*AIM OF THE EXERCISE*
Leave out every picture, then transcribe the rest of the listing exactly.

*PROVIDED DATA*
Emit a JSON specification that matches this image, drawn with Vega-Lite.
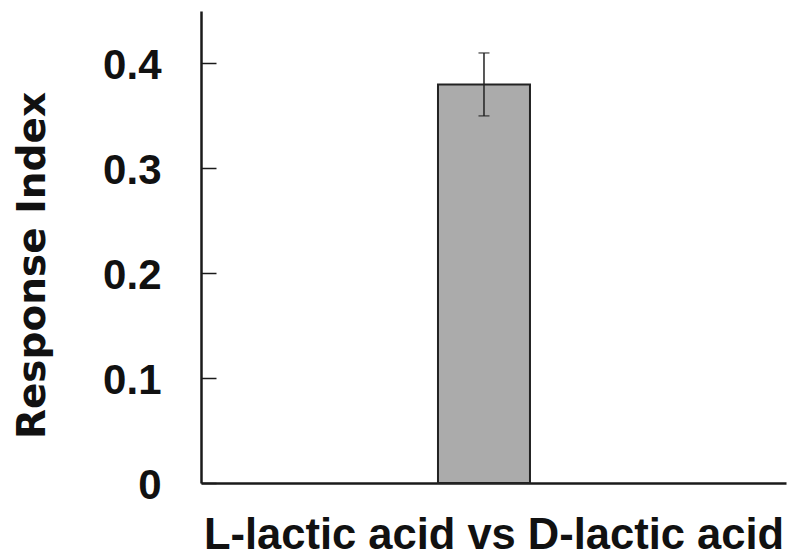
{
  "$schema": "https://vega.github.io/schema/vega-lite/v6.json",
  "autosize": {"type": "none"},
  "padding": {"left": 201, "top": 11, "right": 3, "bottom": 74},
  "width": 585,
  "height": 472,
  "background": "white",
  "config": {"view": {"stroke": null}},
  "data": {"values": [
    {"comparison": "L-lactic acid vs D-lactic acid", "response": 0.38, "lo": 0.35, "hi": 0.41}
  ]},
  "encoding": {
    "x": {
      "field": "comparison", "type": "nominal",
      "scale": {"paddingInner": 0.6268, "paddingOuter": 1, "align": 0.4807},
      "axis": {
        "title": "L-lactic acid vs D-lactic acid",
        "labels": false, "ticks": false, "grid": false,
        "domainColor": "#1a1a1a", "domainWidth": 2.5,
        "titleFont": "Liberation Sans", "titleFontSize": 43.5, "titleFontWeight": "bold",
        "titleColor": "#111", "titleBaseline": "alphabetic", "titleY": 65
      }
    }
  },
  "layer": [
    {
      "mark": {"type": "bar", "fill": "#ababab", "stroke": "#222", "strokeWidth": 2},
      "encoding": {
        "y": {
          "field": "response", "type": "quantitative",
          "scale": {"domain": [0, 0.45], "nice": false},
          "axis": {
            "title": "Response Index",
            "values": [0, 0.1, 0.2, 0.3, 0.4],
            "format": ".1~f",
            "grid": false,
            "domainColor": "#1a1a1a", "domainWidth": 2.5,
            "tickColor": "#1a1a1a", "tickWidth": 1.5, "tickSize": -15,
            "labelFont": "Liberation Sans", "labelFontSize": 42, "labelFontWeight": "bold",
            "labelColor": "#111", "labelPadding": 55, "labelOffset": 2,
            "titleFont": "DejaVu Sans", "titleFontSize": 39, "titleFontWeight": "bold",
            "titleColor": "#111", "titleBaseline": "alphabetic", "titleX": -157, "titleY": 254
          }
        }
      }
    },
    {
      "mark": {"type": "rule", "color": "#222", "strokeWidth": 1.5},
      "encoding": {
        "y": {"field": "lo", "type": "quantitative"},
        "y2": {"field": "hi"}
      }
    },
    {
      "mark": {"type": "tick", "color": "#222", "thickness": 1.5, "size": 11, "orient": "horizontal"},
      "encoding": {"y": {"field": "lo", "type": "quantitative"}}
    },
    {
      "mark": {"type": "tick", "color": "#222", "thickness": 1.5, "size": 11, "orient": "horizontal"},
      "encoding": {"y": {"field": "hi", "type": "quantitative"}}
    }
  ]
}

*SOLUTION BELOW*
Emit a JSON specification that matches this image, drawn with Vega-Lite.
{
  "$schema": "https://vega.github.io/schema/vega-lite/v6.json",
  "autosize": {"type": "none"},
  "padding": {"left": 201, "top": 11, "right": 3, "bottom": 74},
  "width": 585,
  "height": 472,
  "background": "white",
  "config": {"view": {"stroke": null}},
  "data": {"values": [
    {"comparison": "L-lactic acid vs D-lactic acid", "response": 0.38, "lo": 0.35, "hi": 0.41}
  ]},
  "encoding": {
    "x": {
      "field": "comparison", "type": "nominal",
      "scale": {"paddingInner": 0.6268, "paddingOuter": 1, "align": 0.4807},
      "axis": {
        "title": "L-lactic acid vs D-lactic acid",
        "labels": false, "ticks": false, "grid": false,
        "domainColor": "#1a1a1a", "domainWidth": 2.5,
        "titleFont": "Liberation Sans", "titleFontSize": 43.5, "titleFontWeight": "bold",
        "titleColor": "#111", "titleBaseline": "alphabetic", "titleY": 65
      }
    }
  },
  "layer": [
    {
      "mark": {"type": "bar", "fill": "#ababab", "stroke": "#222", "strokeWidth": 2},
      "encoding": {
        "y": {
          "field": "response", "type": "quantitative",
          "scale": {"domain": [0, 0.45], "nice": false},
          "axis": {
            "title": "Response Index",
            "values": [0, 0.1, 0.2, 0.3, 0.4],
            "format": ".1~f",
            "grid": false,
            "domainColor": "#1a1a1a", "domainWidth": 2.5,
            "tickColor": "#1a1a1a", "tickWidth": 1.5, "tickSize": -15,
            "labelFont": "Liberation Sans", "labelFontSize": 42, "labelFontWeight": "bold",
            "labelColor": "#111", "labelPadding": 55, "labelOffset": 2,
            "titleFont": "DejaVu Sans", "titleFontSize": 39, "titleFontWeight": "bold",
            "titleColor": "#111", "titleBaseline": "alphabetic", "titleX": -157, "titleY": 254
          }
        }
      }
    },
    {
      "mark": {"type": "rule", "color": "#222", "strokeWidth": 1.5},
      "encoding": {
        "y": {"field": "lo", "type": "quantitative"},
        "y2": {"field": "hi"}
      }
    },
    {
      "mark": {"type": "tick", "color": "#222", "thickness": 1.5, "size": 11, "orient": "horizontal"},
      "encoding": {"y": {"field": "lo", "type": "quantitative"}}
    },
    {
      "mark": {"type": "tick", "color": "#222", "thickness": 1.5, "size": 11, "orient": "horizontal"},
      "encoding": {"y": {"field": "hi", "type": "quantitative"}}
    }
  ]
}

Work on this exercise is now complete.